EXCLUSIVE: Man says Staten Island hospital refused to treat him because he's HIV positive

Wednesday, December 14, 2016
EXCLUSIVE: Man says hospital refused to treat him because he was HIV positive
Jim Dolan has the exclusive from Staten Island.

WEST NEW BRIGHTON, Staten Island (WABC) -- A man who was rushed to a hospital on Staten Island said the people who were treating him turned him away once they learned he was HIV positive.

James Rolkiewicz's head was reportedly slammed into the pavement by the two men who robbed him, a brutal mugging that left him bleeding and barely able to move. However, it was what he said happened next, when he got to Richmond University Hospital on Staten Island, that was so much worse.

"The nurse came over and she started asking me questions, 'do you have diabetes?' 'Do you have asthma?' and I told her I was HIV. She went back to the nurse's bench. She talked to a white doctor with blonde curly down to his collar, she came back to me and said 'you can leave,'" he said.

Rolkiewicz said he asked whether the nurse was going to wipe the blood off.

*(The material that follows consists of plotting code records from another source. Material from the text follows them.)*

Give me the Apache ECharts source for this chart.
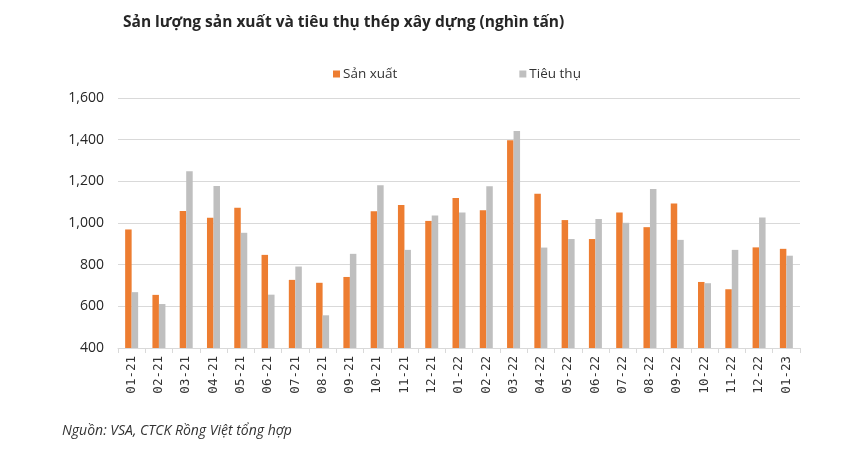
<!DOCTYPE html>
<html>
<head>
<meta charset="utf-8">
<script src="https://cdn.jsdelivr.net/npm/echarts@6/dist/echarts.min.js"></script>
<style>
html,body{margin:0;padding:0;background:#fff;}
#chart{width:854px;height:466px;}
</style>
</head>
<body>
<div id="chart"></div>
<script>
const categories = ['01-21','02-21','03-21','04-21','05-21','06-21','07-21','08-21','09-21','10-21','11-21','12-21',
  '01-22','02-22','03-22','04-22','05-22','06-22','07-22','08-22','09-22','10-22','11-22','12-22','01-23'];
const sanXuat = [969,655,1058,1025,1073,847,727,713,741,1057,1086,1010,1120,1061,1397,1140,1014,923,1050,980,1094,717,682,883,876];
const tieuThu = [668,611,1248,1178,953,656,791,557,852,1181,871,1036,1050,1177,1442,882,923,1019,1001,1163,919,711,871,1027,843];
const yTicks = [400,600,800,1000,1200,1400,1600];

const chart = echarts.init(document.getElementById('chart'), null, {renderer:'canvas'});
const fontFam = '"Open Sans",sans-serif';
chart.setOption({
  animation:false,
  backgroundColor:'#fff',
  title:{
    text:'Sản lượng sản xuất và tiêu thụ thép xây dựng (nghìn tấn)',
    left:118, top:10,
    textStyle:{fontFamily:fontFam, fontWeight:'bold', fontSize:15.5, color:'#262626'}
  },
  graphic:[{
    type:'text', left:62, top:424,
    style:{text:'Nguồn: VSA, CTCK Rồng Việt tổng hợp', font:'italic 14px "Open Sans",sans-serif', fill:'#333'}
  }],
  legend:{
    top:62, left:328, itemGap:122, itemWidth:7, itemHeight:7, icon:'rect',
    textStyle:{fontFamily:fontFam, fontSize:13.5, color:'#333', padding:[0,0,0,-2]},
    data:['Sản xuất','Tiêu thụ']
  },
  grid:{left:118, right:54, top:98, bottom:118},
  xAxis:{
    type:'category', data:categories,
    axisLine:{lineStyle:{color:'#d9d9d9', width:1}},
    axisTick:{show:true, length:5, lineStyle:{color:'#d9d9d9'}},
    axisLabel:{rotate:90, interval:0, fontFamily:'"DejaVu Sans Mono",monospace', fontSize:12.5, color:'#333', margin:8}
  },
  yAxis:{
    type:'value', min:yTicks[0], max:yTicks[yTicks.length-1], interval:200,
    axisLine:{show:false}, axisTick:{show:false},
    splitLine:{lineStyle:{color:'#d9d9d9', width:1}},
    axisLabel:{fontFamily:fontFam, fontSize:14, color:'#262626', margin:14,
      formatter:v=>v.toLocaleString('en-US')}
  },
  series:[
    {name:'Sản xuất', type:'bar', data:sanXuat, barWidth:6.5, barGap:'0%', itemStyle:{color:'#ED7D31'}},
    {name:'Tiêu thụ', type:'bar', data:tieuThu, barWidth:6.5, barGap:'0%', itemStyle:{color:'#BFBFBF'}}
  ]
});
</script>
</body>
</html>
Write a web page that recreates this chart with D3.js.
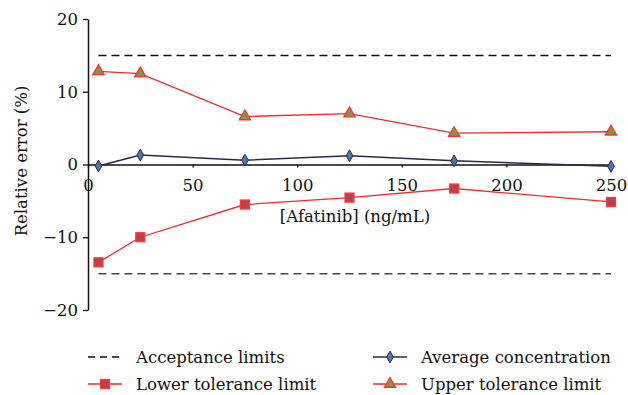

"She said 'leave!' -- very nasty," he added.

Rolkiewicz said the hospital did not check his injured leg or his head, which was still bleeding.

"A hospital, a medical facility cannot refuse to treat a patient who comes there with injuries. They discriminated against him based upon his condition that he has HIV, and they threw him out to the curb, didn't treat him," Attorney Pamela Roth said.

The hospital disputes Rolkiewicz's story, saying that's not what happened.

"We strongly dispute these allegations," a spokesman said in a prepared statement. "Regardless of ailments or conditions, all of ailments or conditions, all of our patients are treated equally and appropriate care rendered."

However, Rolkiewicz, who has been HIV positive for 33 years, said that wasn't his experience. He said the hospital has apologized to him, saying that 'it never happened before here.' Rolkiewicz doesn't believe that.

"I suppose if they've done it to me, they must have done it to somebody else," Rolkiewicz said.

The hospital said it found the story difficult to believe, because the facility treats many people who are HIV positive. Nonetheless, Mr. Rolkiewicz and his attorney are planning a lawsuit for violations of the Americans with Disabilities Act.